Economic principles in cell metabolism
Metabolic systems are governed by compromises between metabolic benefit and enzyme cost. This hypothesis and its consequences can be studied by kinetic models in which enzyme profiles are predicted by optimality principles. In enzyme-optimised states, active enzymes must provide a benefit, that is, higher enzyme levels must improve the metabolic objective to justify the additional enzyme cost. This entails general relations between metabolic fluxes, reaction elasticities, and enzyme costs.

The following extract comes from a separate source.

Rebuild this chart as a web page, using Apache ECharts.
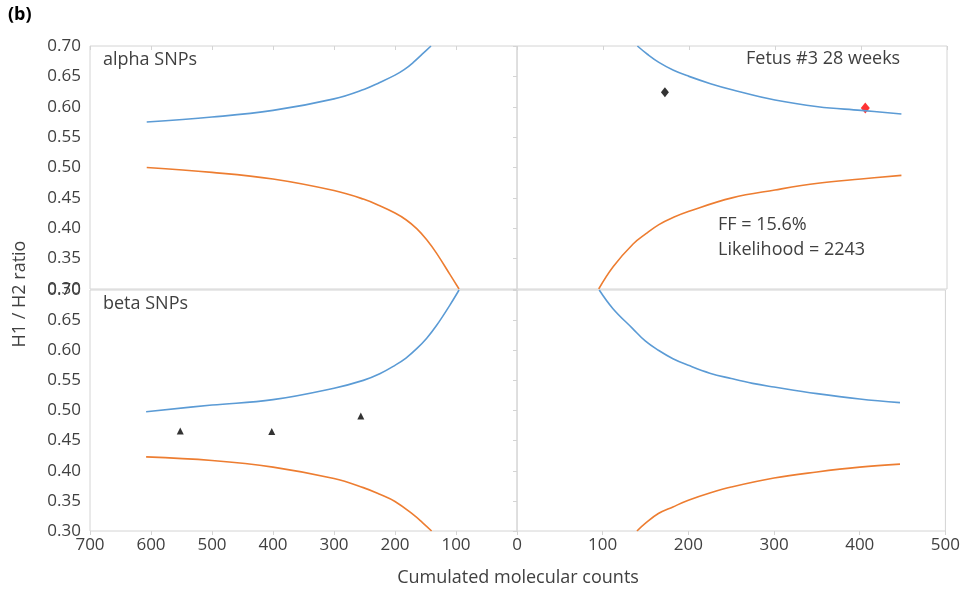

Economic potentials in flux analysis
The metabolic fluxes in cells are governed by physical and economic principles. The stationarity condition constrains fluxes to a subspace in flux space, and thermodynamics requires fluxes to run from higher to lower chemical potentials, which constrains their sign patterns. At the same time, fluxes in cells represent a compromise between metabolic benefits and enzyme costs. To capture this compromise, some flux prediction methods optimise the fluxes for minimal costs, using heuristic cost terms. Economic flux analysis, in contrast, is based on the principle that fluxes should be realisable by kinetic models with optimal enzyme levels. The required balance between enzyme costs and metabolic benefits can be formulated using state variables called economic potentials, which capture the enzyme labour embodied in substances in the cell. Irrespective of specific kinetic details, fluxes must lead from lower to higher economic potentials. This resembles and complements the thermodynamic constraints and serves as a third type of constraint aside from stationarity and thermodynamics. Futile flux cycles, which would preclude a consistent choice of economic potentials, are defined algebraically and can be systematically detected and removed from flux distributions. Enzymes that participate in many possible cycles are likely targets of regulation. Economic flux analysis can predict high-yield and low-yield strategies and capture preemptive expression, multi-objective optimisation, and flux distributions spanning several symbiotic cells. Conceptually, it resembles the labour value theories in economics. It justifies and extends the principle of minimal fluxes, and provides an intuitive framework to model the interplay of fluxes, metabolic control, and enzyme costs in cell metabolism.